Chevrolet and GMC 4×4 Trucks With NAPCO Conversions

When it comes to vehicles suitable for the rugged terrain and challenging conditions of Arizona, the Colorado River Valley and the desert southwest, it is the Jeep that often comes to mind. But for ranchers, oil field workers, miners and geologist’s in the post WWII era, these small Spartan vehicles were wholly inadequate for tackling the terrain and haling a payload. This is where the story of Chevrolet and GMC 4×4 trucks, equipped with NAPCO conversions, begins. As with Chevrolet and GMC trucks today, it is a tale of innovation, adaptability, and the American spirit.

The Northwestern Auto Parts Company, or NAPCO, played a pivotal role in the history of four-wheel-drive (4×4) vehicle development. Founded in 1918, NAPCO started by providing heavy duty parts for various vehicles. By the early 1940s, the company was focused almost entirely on the building of 4×4 conversion kits.

Before World War II, 4×4 vehicles were a rarity. Essentially they were a tool like a hmmer or drill. The market was very limited. But WWII changed everything. Soldiers that experienced the versatility of 4x4s through vehicles like the Jeep returned home wanting the same capability for use in farming and in endeavors that required traversing inhospitable terrain.

Dawn of A New Era

Responding to this demand, NAPCO began producing 4×4 conversion kits in 1947, aptly named Powr-Pak, which could be installed on trucks from various manufacturers. But the primary conversions were made to Chevrolet and GMC trucks as customers thought it a perfect blending with there durablity. These kits were revolutionary, allowing for a straightforward transformation of a standard rear-wheel-drive truck into a four-wheel-drive powerhouse with minimal modification.

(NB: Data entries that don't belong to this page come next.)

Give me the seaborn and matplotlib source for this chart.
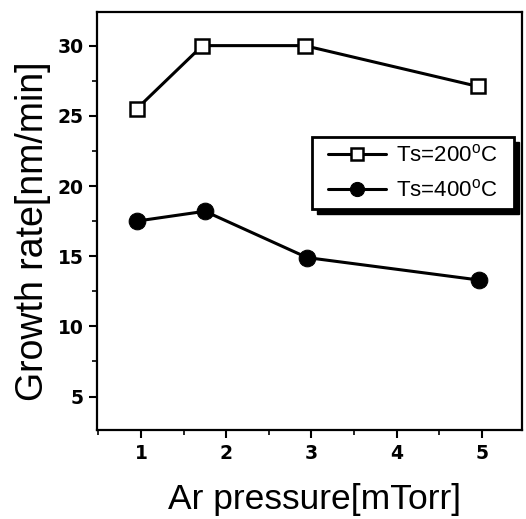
import matplotlib
matplotlib.use("Agg")
import matplotlib.pyplot as plt
import seaborn as sns
import pandas as pd
from matplotlib.ticker import MultipleLocator
from matplotlib.patches import Rectangle

pressure_200 = [0.95, 1.72, 2.92, 4.95]
rate_200 = [25.5, 30.0, 30.0, 27.1]
pressure_400 = [0.95, 1.75, 2.95, 4.97]
rate_400 = [17.5, 18.2, 14.9, 13.3]
labels = ["Ts=200$^{\\rm o}$C", "Ts=400$^{\\rm o}$C"]

df = pd.concat([
    pd.DataFrame({"p": pressure_200, "r": rate_200, "s": labels[0]}),
    pd.DataFrame({"p": pressure_400, "r": rate_400, "s": labels[1]}),
])

sns.set_style("ticks", {"text.color": "black", "axes.labelcolor": "black",
                        "xtick.color": "black", "ytick.color": "black",
                        "axes.edgecolor": "black"})
plt.rcParams["font.family"] = ["Liberation Sans", "DejaVu Sans"]
plt.rcParams["mathtext.fontset"] = "custom"
plt.rcParams["mathtext.rm"] = "Liberation Sans"

W, H = 526, 519
fig = plt.figure(figsize=(W / 100, H / 100), dpi=100)
ax = fig.add_axes([0.184, 0.171, 0.808, 0.806])

sns.lineplot(data=df[df.s == labels[0]], x="p", y="r", ax=ax, color="black",
             marker="s", markersize=10, markerfacecolor="white",
             markeredgecolor="black", markeredgewidth=1.8, linewidth=2.2,
             label=labels[0])
sns.lineplot(data=df[df.s == labels[1]], x="p", y="r", ax=ax, color="black",
             marker="o", markersize=12, markerfacecolor="black",
             markeredgecolor="black", linewidth=2.2, label=labels[1])

ax.set_xlim(0.48, 5.47)
ax.set_ylim(2.6, 32.4)
ax.xaxis.set_major_locator(MultipleLocator(1))
ax.xaxis.set_minor_locator(MultipleLocator(0.5))
ax.yaxis.set_major_locator(MultipleLocator(5))
ax.yaxis.set_minor_locator(MultipleLocator(2.5))
ax.tick_params(which="major", length=6, width=1.5, labelsize=13.5,
               direction="out", colors="black")
ax.tick_params(axis="x", which="major", pad=4)
ax.tick_params(which="minor", length=3.5, width=1.2, direction="out",
               colors="black")
for lab in ax.get_xticklabels() + ax.get_yticklabels():
    lab.set_fontweight("bold")
    lab.set_family("DejaVu Sans")
for sp in ax.spines.values():
    sp.set_linewidth(1.6)
    sp.set_color("black")

ax.set_xlabel("Ar pressure[mTorr]", fontsize=25.5, color="black")
ax.set_ylabel("Growth rate[nm/min]", fontsize=27, color="black")
ax.xaxis.set_label_coords(0.513, -0.127)
ax.yaxis.set_label_coords(-0.108, 0.476)

leg = ax.legend(loc="upper left", bbox_to_anchor=(0.545, 0.683), frameon=False,
                fontsize=16, handlelength=2.6, borderpad=0, labelspacing=0.6,
                handletextpad=0.45, borderaxespad=0, markerscale=0.85,
                labelcolor="black")

fig.canvas.draw()
bb = leg.get_window_extent()
x0, x1 = bb.x0 - 16, bb.x1 + 16
y0, y1 = bb.y0 - 7, bb.y1 + 8
tr = fig.transFigure
sh = Rectangle(((x0 + 5) / W, (y0 - 5) / H), (x1 - x0) / W, (y1 - y0) / H,
               transform=tr, facecolor="black", edgecolor="black", zorder=5)
fr = Rectangle((x0 / W, y0 / H), (x1 - x0) / W, (y1 - y0) / H, transform=tr,
               facecolor="white", edgecolor="black", linewidth=2, zorder=6)
fig.add_artist(sh)
fig.add_artist(fr)
leg.set_zorder(7)
leg.remove()
fig.add_artist(leg)

fig.savefig("out.png", dpi=100)
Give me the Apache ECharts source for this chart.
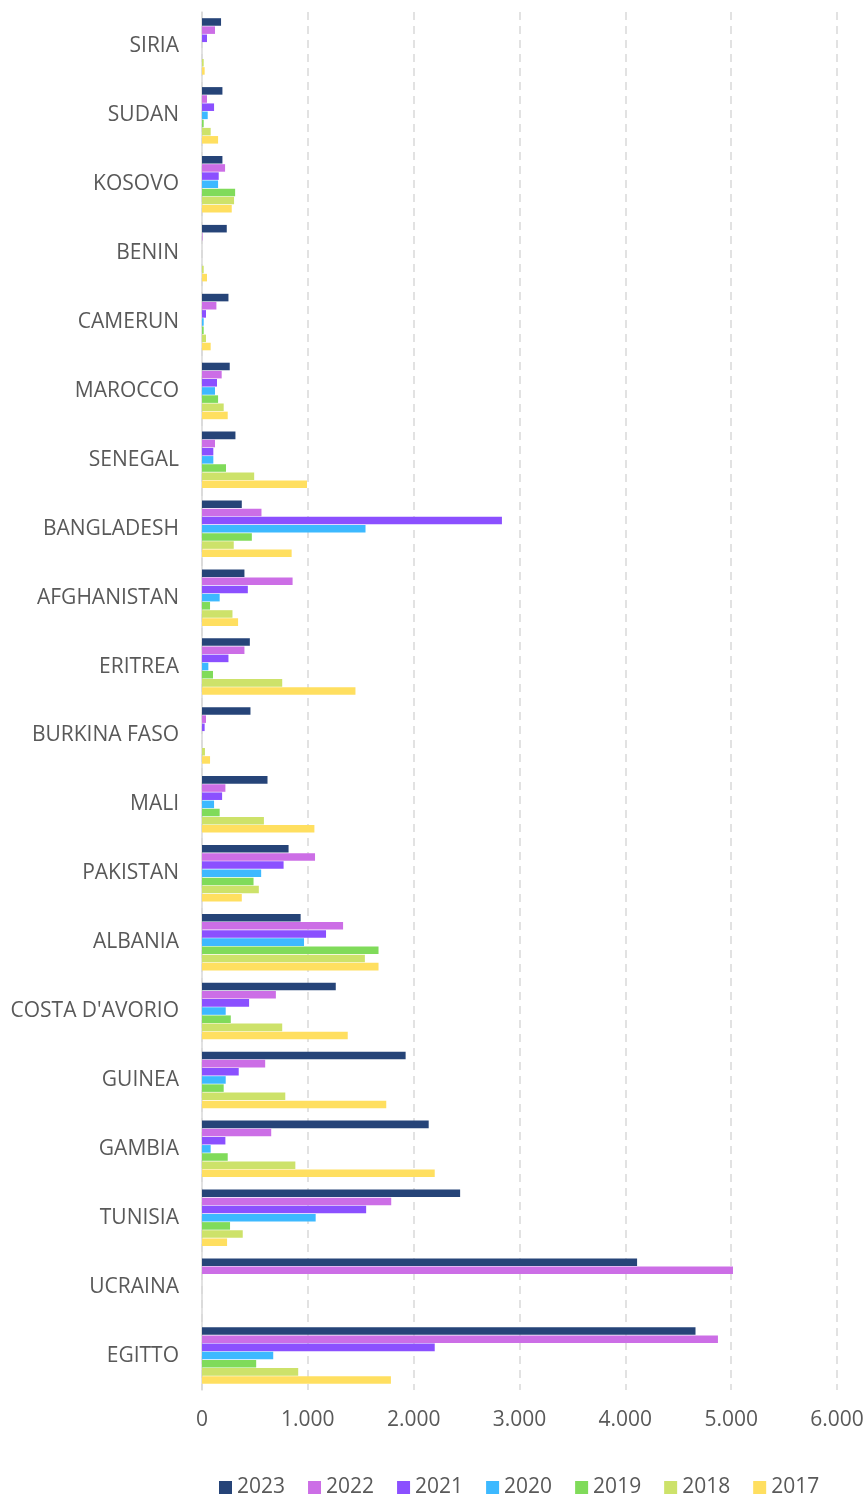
<!DOCTYPE html>
<html>
<head>
<meta charset="utf-8">
<script src="https://cdn.jsdelivr.net/npm/echarts@6/dist/echarts.min.js"></script>
<style>
html,body{margin:0;padding:0;background:#fff;}
#c{width:867px;height:1496px;}
</style>
</head>
<body>
<div id="c"></div>
<script>
const categories = ["SIRIA","SUDAN","KOSOVO","BENIN","CAMERUN","MAROCCO","SENEGAL","BANGLADESH","AFGHANISTAN","ERITREA","BURKINA FASO","MALI","PAKISTAN","ALBANIA","COSTA D'AVORIO","GUINEA","GAMBIA","TUNISIA","UCRAINA","EGITTO"];
const years = ["2023","2022","2021","2020","2019","2018","2017"];
const v2023 = [180,193,193,234,250,262,316,376,401,452,458,619,818,932,1264,1924,2142,2439,4111,4663];
const v2022 = [123,47,218,5,136,186,123,562,856,401,38,221,1068,1333,698,597,654,1788,5017,4875];
const v2021 = [47,114,158,0,38,142,107,2834,433,250,25,190,771,1172,445,347,221,1551,0,2199];
const v2020 = [0,54,152,0,16,123,107,1545,167,60,0,114,559,964,224,224,82,1074,0,673];
const v2019 = [0,16,313,0,16,152,227,471,76,104,0,167,487,1668,272,205,243,265,0,512];
const v2018 = [16,82,303,16,38,205,493,300,288,758,28,585,537,1539,758,787,882,385,0,909];
const v2017 = [25,152,281,47,82,243,992,847,341,1450,76,1062,376,1668,1377,1741,2199,237,0,1785];
const xTicks = [0,1000,2000,3000,4000,5000,6000];
const colors = ["#264478","#CC6EE6","#8B50FF","#3DB9FF","#80DB5A","#CDE26A","#FFDF60"];
const seriesData = [v2023,v2022,v2021,v2020,v2019,v2018,v2017];

const FONT = "'Open Sans', 'Noto Sans', sans-serif";
const chart = echarts.init(document.getElementById('c'), null, {renderer:'canvas'});
chart.setOption({
  animation:false,
  backgroundColor:'#ffffff',
  grid:{left:202,right:30,top:12,bottom:106,containLabel:false},
  legend:{
    data:years,
    top:1472,
    left:214,
    itemWidth:13,itemHeight:13,itemGap:23,
    icon:'rect',
    textStyle:{fontFamily:FONT,fontSize:21,color:'#595959'}
  },
  xAxis:{
    type:'value',min:xTicks[0],max:xTicks[xTicks.length-1],interval:1000,
    axisLine:{show:false},axisTick:{show:false},
    splitLine:{show:true,lineStyle:{color:'#D9D9D9',type:[8,6],width:1.5}},
    axisLabel:{fontFamily:FONT,fontSize:21,color:'#595959',margin:20,
      formatter:function(v){return v===0?'0':(v/1000)+'.000';}}
  },
  yAxis:{
    type:'category',data:categories,inverse:true,
    axisLine:{show:true,lineStyle:{color:'#D9D9D9',width:1.5}},
    axisTick:{show:false},
    axisLabel:{fontFamily:FONT,fontSize:21,color:'#595959',margin:23,padding:[3,0,0,0]}
  },
  series:years.map(function(y,i){
    return {name:y,type:'bar',data:seriesData[i],
      itemStyle:{color:colors[i]},
      barGap:'8%',barCategoryGap:'18%'};
  })
});
</script>
</body>
</html>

Chevrolet and GMC, recognizing the growing popularity of these conversions, began to offer NAPCO’s Powr-Pak as a factory-installed option in the mid-1950s. This move made 4×4 capabilities more accessible and affordable, with the 1957 Chevrolet and GMC 3100 4×4 models being a particular bargain at $2549.00.

The collaboration between NAPCO and the truck manufacturers was a game-changer. It not only boosted the sales of 4×4 trucks but also cemented the reputation of Chevrolet and GMC as leaders in the production of versatile and durable vehicles. The NAPCO conversions were so well integrated that they could be removed and reinstalled on another compatible truck, showcasing the ingenuity and practicality of the design.

By 1960, General Motors had started producing its own 4×4 trucks, incorporating independent front suspension, which marked the end of the era for NAPCO conversions as aftermarket installations. However, the legacy of NAPCO lives on, not just in the vintage truck community but also in the very concept of the modern 4×4 truck—a testament to the company’s impact on automotive history.

The story of Chevrolet and GMC 4×4 trucks with NAPCO conversions is more than just a chapter in automotive history; it’s a narrative of GM’s innovation and the relentless pursuit of progress. It’s a reminder of how a simple idea—to improve the capability of a vehicle—can evolve into an industry standard that changes the way we explore and interact with the world around us.